### YOUR TASK
Extract each line bearing the word "with".

══ SOURCE MATERIAL

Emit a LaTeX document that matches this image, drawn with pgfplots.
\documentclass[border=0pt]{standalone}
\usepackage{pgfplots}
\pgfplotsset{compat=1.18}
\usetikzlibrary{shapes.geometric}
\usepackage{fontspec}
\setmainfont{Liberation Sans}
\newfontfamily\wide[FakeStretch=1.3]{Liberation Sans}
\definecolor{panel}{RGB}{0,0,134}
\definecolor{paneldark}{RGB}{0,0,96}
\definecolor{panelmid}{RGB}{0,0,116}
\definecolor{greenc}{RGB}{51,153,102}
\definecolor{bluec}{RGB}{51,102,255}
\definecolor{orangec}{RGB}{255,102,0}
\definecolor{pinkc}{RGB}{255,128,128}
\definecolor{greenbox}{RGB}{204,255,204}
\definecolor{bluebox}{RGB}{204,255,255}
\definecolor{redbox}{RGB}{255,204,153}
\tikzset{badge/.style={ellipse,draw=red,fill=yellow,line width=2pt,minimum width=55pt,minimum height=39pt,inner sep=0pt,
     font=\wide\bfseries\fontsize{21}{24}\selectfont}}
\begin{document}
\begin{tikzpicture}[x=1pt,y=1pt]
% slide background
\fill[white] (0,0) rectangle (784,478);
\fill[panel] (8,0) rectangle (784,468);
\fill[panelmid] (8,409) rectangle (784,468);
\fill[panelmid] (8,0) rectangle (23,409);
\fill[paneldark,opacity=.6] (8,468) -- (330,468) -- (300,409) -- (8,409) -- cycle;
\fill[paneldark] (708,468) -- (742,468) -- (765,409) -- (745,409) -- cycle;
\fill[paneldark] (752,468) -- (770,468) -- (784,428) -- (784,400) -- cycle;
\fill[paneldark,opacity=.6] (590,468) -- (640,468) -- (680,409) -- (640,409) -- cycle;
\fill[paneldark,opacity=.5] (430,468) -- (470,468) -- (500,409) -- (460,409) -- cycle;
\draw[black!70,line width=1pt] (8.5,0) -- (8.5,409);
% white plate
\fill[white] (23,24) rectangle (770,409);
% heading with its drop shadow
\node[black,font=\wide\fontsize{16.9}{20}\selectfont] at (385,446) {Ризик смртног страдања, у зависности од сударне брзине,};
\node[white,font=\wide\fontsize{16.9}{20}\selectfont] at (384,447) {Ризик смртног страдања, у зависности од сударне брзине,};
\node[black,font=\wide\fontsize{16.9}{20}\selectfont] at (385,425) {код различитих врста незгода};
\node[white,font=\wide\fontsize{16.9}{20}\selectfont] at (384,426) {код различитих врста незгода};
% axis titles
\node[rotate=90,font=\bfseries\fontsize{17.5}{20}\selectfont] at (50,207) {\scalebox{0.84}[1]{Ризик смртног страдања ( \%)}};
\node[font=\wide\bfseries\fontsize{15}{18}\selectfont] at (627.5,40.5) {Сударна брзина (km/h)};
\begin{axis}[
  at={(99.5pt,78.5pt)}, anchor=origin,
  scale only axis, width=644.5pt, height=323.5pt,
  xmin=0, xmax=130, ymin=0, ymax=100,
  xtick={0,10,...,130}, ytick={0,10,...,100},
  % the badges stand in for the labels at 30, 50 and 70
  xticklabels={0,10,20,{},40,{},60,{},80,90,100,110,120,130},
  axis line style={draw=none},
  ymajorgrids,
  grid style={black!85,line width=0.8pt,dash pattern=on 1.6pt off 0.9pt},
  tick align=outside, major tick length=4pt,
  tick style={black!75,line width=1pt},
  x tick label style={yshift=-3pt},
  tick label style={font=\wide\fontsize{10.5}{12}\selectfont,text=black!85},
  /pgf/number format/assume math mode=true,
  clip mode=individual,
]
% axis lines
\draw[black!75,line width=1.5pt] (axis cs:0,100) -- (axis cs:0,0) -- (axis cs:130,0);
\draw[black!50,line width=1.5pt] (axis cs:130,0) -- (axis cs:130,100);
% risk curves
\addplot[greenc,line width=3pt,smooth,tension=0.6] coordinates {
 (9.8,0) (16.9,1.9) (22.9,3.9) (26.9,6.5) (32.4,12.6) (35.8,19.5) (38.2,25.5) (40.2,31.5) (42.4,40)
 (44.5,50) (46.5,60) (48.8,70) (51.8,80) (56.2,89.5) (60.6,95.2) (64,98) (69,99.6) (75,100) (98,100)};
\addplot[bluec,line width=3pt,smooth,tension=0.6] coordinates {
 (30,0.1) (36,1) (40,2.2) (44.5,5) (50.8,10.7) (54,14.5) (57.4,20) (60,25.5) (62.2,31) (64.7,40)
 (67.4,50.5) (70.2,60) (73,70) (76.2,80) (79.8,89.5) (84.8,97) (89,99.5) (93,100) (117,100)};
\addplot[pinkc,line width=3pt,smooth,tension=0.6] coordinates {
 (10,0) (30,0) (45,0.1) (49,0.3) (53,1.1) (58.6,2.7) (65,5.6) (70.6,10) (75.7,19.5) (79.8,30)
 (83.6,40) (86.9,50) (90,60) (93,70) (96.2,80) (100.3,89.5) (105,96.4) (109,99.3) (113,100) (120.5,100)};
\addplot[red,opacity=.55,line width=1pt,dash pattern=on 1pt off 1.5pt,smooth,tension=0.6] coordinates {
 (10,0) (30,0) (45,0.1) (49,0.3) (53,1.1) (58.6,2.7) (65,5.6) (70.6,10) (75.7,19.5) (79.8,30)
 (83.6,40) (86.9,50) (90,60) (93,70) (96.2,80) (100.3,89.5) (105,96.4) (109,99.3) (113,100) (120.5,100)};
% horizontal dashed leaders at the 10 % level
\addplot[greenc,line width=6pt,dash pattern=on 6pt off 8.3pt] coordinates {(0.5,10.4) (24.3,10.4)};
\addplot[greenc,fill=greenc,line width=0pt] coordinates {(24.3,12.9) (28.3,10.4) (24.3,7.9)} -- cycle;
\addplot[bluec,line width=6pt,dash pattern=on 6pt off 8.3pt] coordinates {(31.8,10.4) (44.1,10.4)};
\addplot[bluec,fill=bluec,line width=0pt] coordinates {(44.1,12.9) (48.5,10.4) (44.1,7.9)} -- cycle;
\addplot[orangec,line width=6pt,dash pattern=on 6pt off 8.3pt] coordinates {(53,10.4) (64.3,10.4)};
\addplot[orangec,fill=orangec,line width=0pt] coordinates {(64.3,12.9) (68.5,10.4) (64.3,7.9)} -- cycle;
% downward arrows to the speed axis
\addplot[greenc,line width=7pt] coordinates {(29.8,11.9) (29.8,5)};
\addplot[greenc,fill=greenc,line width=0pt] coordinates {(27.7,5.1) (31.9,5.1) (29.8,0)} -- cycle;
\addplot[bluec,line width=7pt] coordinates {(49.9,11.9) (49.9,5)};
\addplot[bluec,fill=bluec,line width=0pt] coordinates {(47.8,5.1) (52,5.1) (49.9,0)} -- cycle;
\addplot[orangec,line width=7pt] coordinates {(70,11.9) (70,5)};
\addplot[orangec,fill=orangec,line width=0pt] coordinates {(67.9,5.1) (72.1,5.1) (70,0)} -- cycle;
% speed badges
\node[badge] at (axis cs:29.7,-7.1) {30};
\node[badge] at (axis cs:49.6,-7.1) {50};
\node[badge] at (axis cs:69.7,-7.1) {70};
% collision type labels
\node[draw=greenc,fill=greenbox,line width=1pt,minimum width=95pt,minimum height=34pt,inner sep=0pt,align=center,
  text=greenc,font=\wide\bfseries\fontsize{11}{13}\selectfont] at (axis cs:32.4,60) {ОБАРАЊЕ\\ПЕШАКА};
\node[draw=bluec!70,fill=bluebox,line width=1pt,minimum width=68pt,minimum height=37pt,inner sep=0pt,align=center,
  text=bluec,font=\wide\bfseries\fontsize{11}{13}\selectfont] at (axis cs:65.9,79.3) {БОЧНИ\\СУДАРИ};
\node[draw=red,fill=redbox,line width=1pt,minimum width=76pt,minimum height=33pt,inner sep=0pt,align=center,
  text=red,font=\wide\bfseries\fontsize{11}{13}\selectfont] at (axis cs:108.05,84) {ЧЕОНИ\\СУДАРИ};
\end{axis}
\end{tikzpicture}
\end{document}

════
══ SOURCE MATERIAL

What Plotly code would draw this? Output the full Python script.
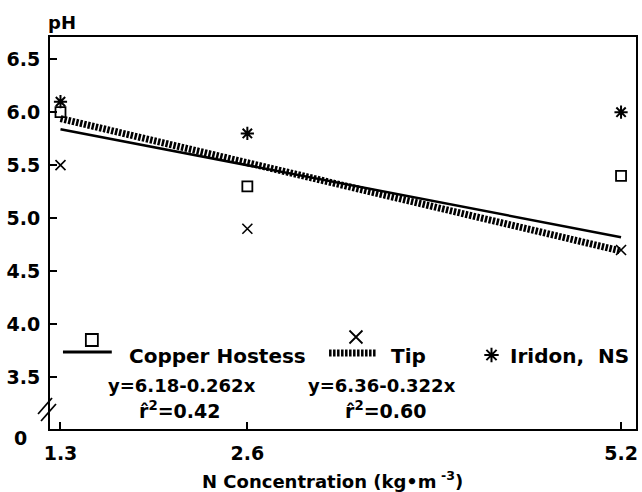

════

### FINAL RESULT
Emit a LaTeX document that matches this image, drawn with pgfplots.
% heading with its drop shadow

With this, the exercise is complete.